Ebola czar talks COVID-19; Says new virus more difficult to manage

Among the guests for U.S. Rep. Filemon Vela’s telephone town hall on July 15 was Ron Klain, President Barack Obama’s Ebola czar and chief of staff for former vice presidents Joe Biden and Al Gore.

Klain discussed the United States’ response to the deadly Ebola outbreak in West Africa, how it differs from the nation’s response to the COVID-19 pandemic, and what has to happen for the economy to return to some semblance of normalcy.

“ Five years ago when we first got word that Ebola was spreading in Africa and could come to the U.S., Obama put together a comprehensive government response to both fight the disease overseas and get the U.S. ready for the cases we knew we would see,” he said. “That response included using all the tools and powers that he had to protect the American people. It included sending troops for example to West Africa to help organize the response.”

Here at home, the effort involved preparing hundreds of hospitals for Ebola patients, ramping up testing capacity and getting adequate supplies of personal protective equipment into the hands of health professionals and others who would need it should an outbreak occur, Klain said.

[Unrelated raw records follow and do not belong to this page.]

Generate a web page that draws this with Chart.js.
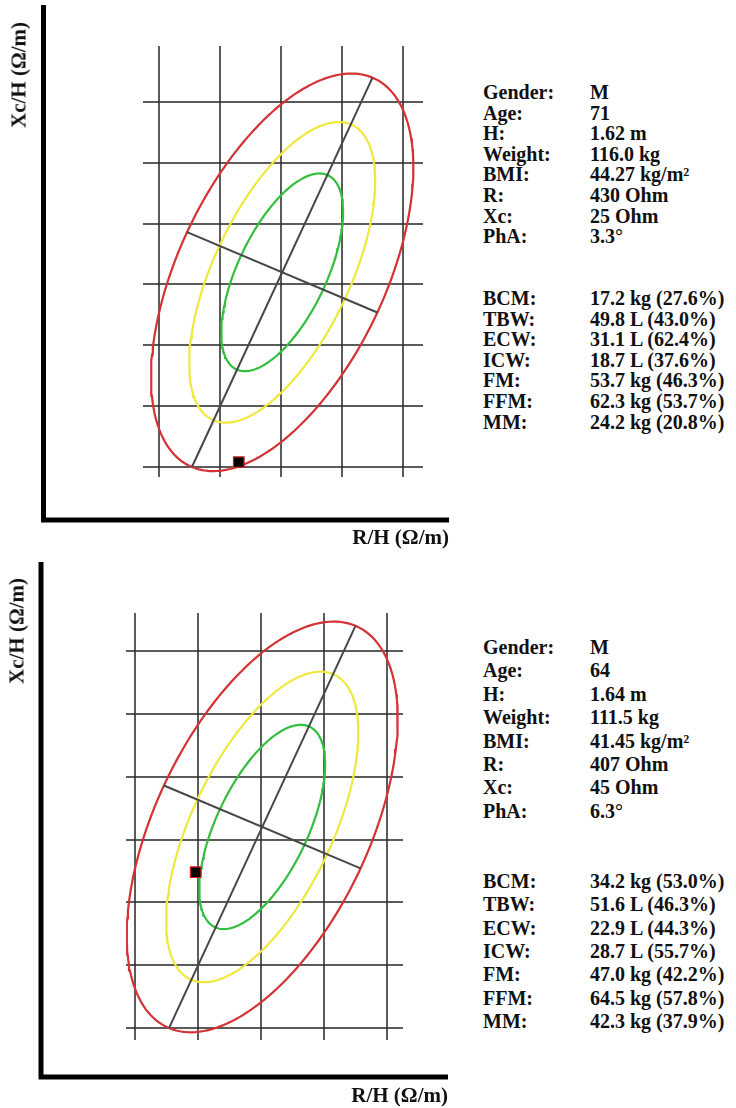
<!DOCTYPE html>
<html>
<head>
<meta charset="utf-8">
<script src="https://cdn.jsdelivr.net/npm/chart.js@4.4.1/dist/chart.umd.min.js"></script>
<style>
  body { margin: 0; background: #fff; }
  #page { position: relative; width: 736px; height: 1108px; overflow: hidden; font-family: "Liberation Serif", serif; color: #111; }
  canvas { position: absolute; left: 0; }
  .ytitle, .xtitle { position: absolute; font-weight: bold; font-size: 21px; white-space: nowrap; line-height: 1; }
  .ytitle { transform: translate(-50%, -50%) rotate(-90deg); }
  .xtitle { transform: translate(-100%, -50%); }
  .info { position: absolute; left: 483px; font-weight: bold; font-size: 20px; }
  .info .row { position: relative; white-space: nowrap; }
  .info .v { position: absolute; left: 107px; top: 0; }
</style>
</head>
<body>
<div id="page">
  <canvas id="bivaTop" width="460" height="550" style="top:0"></canvas>
  <canvas id="bivaBottom" width="460" height="553" style="top:555px"></canvas>
  <div class="ytitle" style="left:19px; top:75px">Xc/H (Ω/m)</div>
  <div class="xtitle" style="left:449px; top:537px">R/H (Ω/m)</div>
  <div class="ytitle" style="left:17px; top:631px">Xc/H (Ω/m)</div>
  <div class="xtitle" style="left:448px; top:1095px">R/H (Ω/m)</div>
  <div class="info" id="infoTop" style="top:82px"></div>
  <div class="info" id="infoBottom" style="top:636px"></div>
</div>
<script>
// grid positions (Ω/m)
const xTicks = [200, 250, 300, 350, 400];
const yTicks = [15, 20, 25, 30, 35, 40, 45];

// reference ellipse: centre and the two drawn half axes
const center = [301, 31];
const majorHalf = [74, 16];
const minorHalf = [78, -3.3];
const levels = ["50%", "75%", "95%"];
const levelMajor = [0.5, 0.76, 1];
const levelMinor = [0.43, 0.66, 1];
const levelColors = ["rgb(52, 190, 62)", "rgb(240, 232, 62)", "rgb(212, 50, 52)"];

// the two patients (R/H, Xc/H)
const pointRH = [265.4, 248.2];
const pointXcH = [15.4, 27.4];

const infoLabels = ["Gender:", "Age:", "H:", "Weight:", "BMI:", "R:", "Xc:", "PhA:",
  "BCM:", "TBW:", "ECW:", "ICW:", "FM:", "FFM:", "MM:"];
const infoTop = ["M", "71", "1.62 m", "116.0 kg", "44.27 kg/m²", "430 Ohm", "25 Ohm", "3.3°",
  "17.2 kg (27.6%)", "49.8 L (43.0%)", "31.1 L (62.4%)", "18.7 L (37.6%)", "53.7 kg (46.3%)", "62.3 kg (53.7%)", "24.2 kg (20.8%)"];
const infoBottom = ["M", "64", "1.64 m", "111.5 kg", "41.45 kg/m²", "407 Ohm", "45 Ohm", "6.3°",
  "34.2 kg (53.0%)", "51.6 L (46.3%)", "22.9 L (44.3%)", "28.7 L (55.7%)", "47.0 kg (42.2%)", "64.5 kg (57.8%)", "42.3 kg (37.9%)"];

function fillInfo(el, values, rowH) {
  infoLabels.forEach((lab, i) => {
    if (i == 8) {
      const gap = document.createElement("div");
      gap.style.height = (rowH * 2) + "px";
      el.appendChild(gap);
    }
    const row = document.createElement("div");
    row.className = "row";
    row.style.height = rowH + "px";
    row.style.lineHeight = rowH + "px";
    row.innerHTML = '<span class="k"></span><span class="v"></span>';
    row.children[0].textContent = lab;
    row.children[1].textContent = values[i];
    el.appendChild(row);
  });
}
fillInfo(document.getElementById("infoTop"), infoTop, 20.6);
fillInfo(document.getElementById("infoBottom"), infoBottom, 23.4);

function ellipse(sa, sb) {
  const pts = [];
  for (let k = 0; k <= 180; k++) {
    const t = k / 180 * 2 * Math.PI;
    pts.push({
      x: center[0] + sa * majorHalf[0] * Math.cos(t) + sb * minorHalf[0] * Math.sin(t),
      y: center[1] + sa * majorHalf[1] * Math.cos(t) + sb * minorHalf[1] * Math.sin(t)
    });
  }
  return pts;
}

// thick L-shaped axes
const frame = {
  id: "frame",
  afterDraw(chart, args, o) {
    const ctx = chart.ctx;
    ctx.save();
    ctx.strokeStyle = "#000";
    ctx.lineWidth = 5;
    ctx.lineJoin = "miter";
    ctx.beginPath();
    ctx.moveTo(o.left, o.top);
    ctx.lineTo(o.left, o.bottom);
    ctx.lineTo(o.right, o.bottom);
    ctx.stroke();
    ctx.restore();
  }
};

function makeChart(id, p, box) {
  const axisLine = (v) => [
    { x: center[0] - v[0], y: center[1] - v[1] },
    { x: center[0] + v[0], y: center[1] + v[1] }
  ];
  const datasets = [{
    label: "Patient",
    data: [{ x: pointRH[p], y: pointXcH[p] }],
    pointStyle: "rect",
    pointRadius: 7.5,
    backgroundColor: "#000",
    borderColor: "#d42020",
    borderWidth: 1.2
  }, {
    label: "Major axis",
    data: axisLine(majorHalf),
    showLine: true, pointRadius: 0, borderColor: "#474747", borderWidth: 2
  }, {
    label: "Minor axis",
    data: axisLine(minorHalf),
    showLine: true, pointRadius: 0, borderColor: "#474747", borderWidth: 2
  }];
  levels.forEach((lev, i) => {
    datasets.push({
      label: lev,
      data: ellipse(levelMajor[i], levelMinor[i]),
      showLine: true, pointRadius: 0, borderColor: levelColors[i], borderWidth: 2.2, tension: 0
    });
  });

  const grid = { color: "rgba(45, 45, 45, 0.78)", lineWidth: 2, drawTicks: false };
  return new Chart(document.getElementById(id), {
    type: "scatter",
    data: { datasets: datasets },
    options: {
      responsive: false,
      animation: false,
      events: [],
      layout: { padding: box.padding, autoPadding: false },
      plugins: {
        legend: { display: false },
        tooltip: { enabled: false },
        frame: box.frame
      },
      scales: {
        x: {
          type: "linear", min: box.x[0], max: box.x[1],
          border: { display: false }, grid: grid, ticks: { display: false },
          afterBuildTicks: s => { s.ticks = xTicks.map(v => ({ value: v })); }
        },
        y: {
          type: "linear", min: box.y[0], max: box.y[1],
          border: { display: false }, grid: grid, ticks: { display: false },
          afterBuildTicks: s => { s.ticks = yTicks.map(v => ({ value: v })); }
        }
      }
    },
    plugins: [frame]
  });
}

makeChart("bivaTop", 0, {
  padding: { left: 143, top: 46, right: 37, bottom: 73 },
  x: [186.9, 416.4], y: [14.18, 49.6],
  frame: { left: 43.5, top: 5, bottom: 520, right: 449 }
});
makeChart("bivaBottom", 1, {
  padding: { left: 126, top: 58, right: 57, bottom: 68 },
  x: [192.9, 412.7], y: [14.05, 48.02],
  frame: { left: 41, top: 7, bottom: 522, right: 448 }
});
</script>
</body>
</html>
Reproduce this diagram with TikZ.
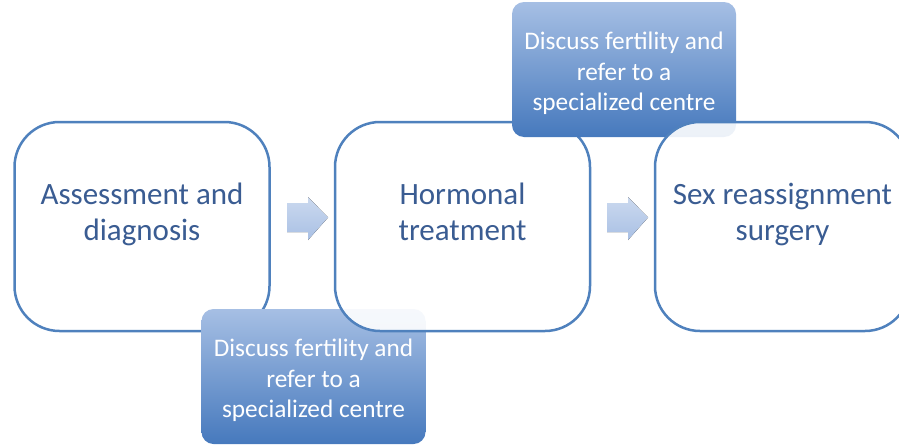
\documentclass[tikz,border=0pt]{standalone}
\usepackage[dvipsnames]{xcolor}
\usepackage{fontspec}
\setmainfont{Carlito}
\usepackage{tikz}

\definecolor{stageLine}{HTML}{4F81BD}
\definecolor{stageText}{HTML}{3A5C92}
\definecolor{noteTop}{HTML}{A6BFE4}
\definecolor{noteBottom}{HTML}{4679BD}
\definecolor{arrowTop}{HTML}{CBD9EF}
\definecolor{arrowBottom}{HTML}{A9C0E4}

\begin{document}
\begin{tikzpicture}[x=1pt,y=-1pt,
  stagebox/.style={draw=stageLine, line width=2.5pt, rounded corners=45pt,
    fill=white, fill opacity=0.9, minimum width=255pt, minimum height=209pt},
  stagetext/.style={text=stageText, align=center, text depth=8pt,
    font=\fontsize{31}{36}\selectfont},
  notebox/.style={rounded corners=12pt, top color=noteTop, bottom color=noteBottom,
    minimum width=224pt, minimum height=135pt},
  notetext/.style={text=white, align=center, font=\fontsize{25.3}{30.5}\selectfont},
  blockarrow/.style={top color=arrowTop, bottom color=arrowBottom}]
\useasboundingbox (0,0) rectangle (899,447);
\clip (0,0) rectangle (899,447);

\node[stagebox] (assess) at (142,226.5) {};
\node[stagetext] (assessText) at ([yshift=11pt]assess.center) {Assessment and\\diagnosis};

\node[notebox] (fertilityA) at (313.5,376.5) {};
\node[notetext] (fertilityAText) at ([yshift=-4pt]fertilityA.center) {Discuss fertility and\\refer to a\\specialized centre};

\node[stagebox] (hormone) at (462.5,226.5) {};
\node[stagetext] (hormoneText) at ([yshift=11pt]hormone.center) {Hormonal\\treatment};

\node[notebox] (fertilityB) at (624,69.5) {};
\node[notetext] (fertilityBText) at ([yshift=-4pt]fertilityB.center) {Discuss fertility and\\refer to a\\specialized centre};

\node[stagebox] (surgery) at (782.5,226.5) {};
\node[stagetext] (surgeryText) at ([yshift=11pt]surgery.center) {Sex reassignment\\surgery};

\fill[blockarrow] (287,203) -- (308,203) -- (308,197) -- (328,217.5) -- (308,240) -- (308,232) -- (287,232) -- cycle;
\fill[blockarrow] (607,203) -- (628,203) -- (628,197) -- (648,217.5) -- (628,240) -- (628,232) -- (607,232) -- cycle;

\end{tikzpicture}
\end{document}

“ It took a lot of courage and heroism by people on the ground in West Africa to beat the disease, but the U.S. played a critical role in that, and the federal government played a critical role in helping to deal with the consequences of potential cases in America, to protect our country from those cases and to provide treatment and response to those cases,” he said. “What’s happening with COVID is very different.”

Klain said the virus currently raging through Texas, Florida, California and other hot spots around the nation is “much more comprehensive” and difficult to manage than Ebola.

“ It spread more easily,” he said. “It came into our country from more places. It’s obviously raged out of control in America. But even though it’s a more difficult challenge, still I think it’s right to expect that our federal government do better than it has. … Let’s start with the fact that this virus came from overseas, and so the responsibility to protect the American people lies with the federal government. It shouldn’t be that your health care systems in South Texas are on their own. It shouldn’t be that they have to figure this out for themselves. … They deserve a national response.”

Because the county still lacks a national strategy for COVID-19 testing, contact tracing or getting PPE to the country’s front-line workers, the virus is gaining ground, Klain said.

“ It didn’t have to happen,” he said. “Epidemics are natural. They can’t be avoided, but they can be dealt with and responded to.”

Klain acknowledged that “everyone wants to get back to work” but said there’s no coordinated strategy for doing it safely, even though Centers for Disease Control and Prevention and Dr. Anthony Fauci, the nation’s top infectious disease expert and a member of the White House coronavirus task force, prepared a reopening plan back in April.

“ The day after Dr. Fauci laid out that plan President Trump basically said ignore the plan, and governors ignored the plan, and people opened too soon, and they opened too aggressively,” Klain said. “I feel a lot of sympathy for these small-business people who are trying to open up, and most of them just want to do the right thing, but they need guidance on what kind of protections they need, and they need help to pay for those protections too.”

Brownsville Mayor Trey Mendez was among the listeners who called in to the town hall, which attracted nearly 10,000 listeners according to Vela’s office. Mendez told Klain that the city had seen 428 more cases of the virus in the two previous two days and asked whether it was possible to “balance the survival of small business and public safety” without resorting to another lock-down.

Klain said that while he’s not familiar with the city’s exact situation, the best way to help small businesses and the economy is for everyone to follow the advice of health professionals: wear facial coverings, wash your hands, practice social distancing and limit travel to essential business.

“ What I would say is there’s no strategy here that separates health from economics,” he said. “You can say we’re going to open up and roll back all restrictions, but if people get sick on the job, people get sick going into stores and restaurants, then the economy is going to fail anyway. Consumers are going to stay away. They only way to help small businesses is to beat the disease, because it does no good to open up and shut down. …

“ The healthcare strategy is the economic strategy. Success in the healthcare strategy is success in the economic strategy. We need to make sure that the federal government helps these small businesses that have been impacted, helps them reopen the right way and with expenses.”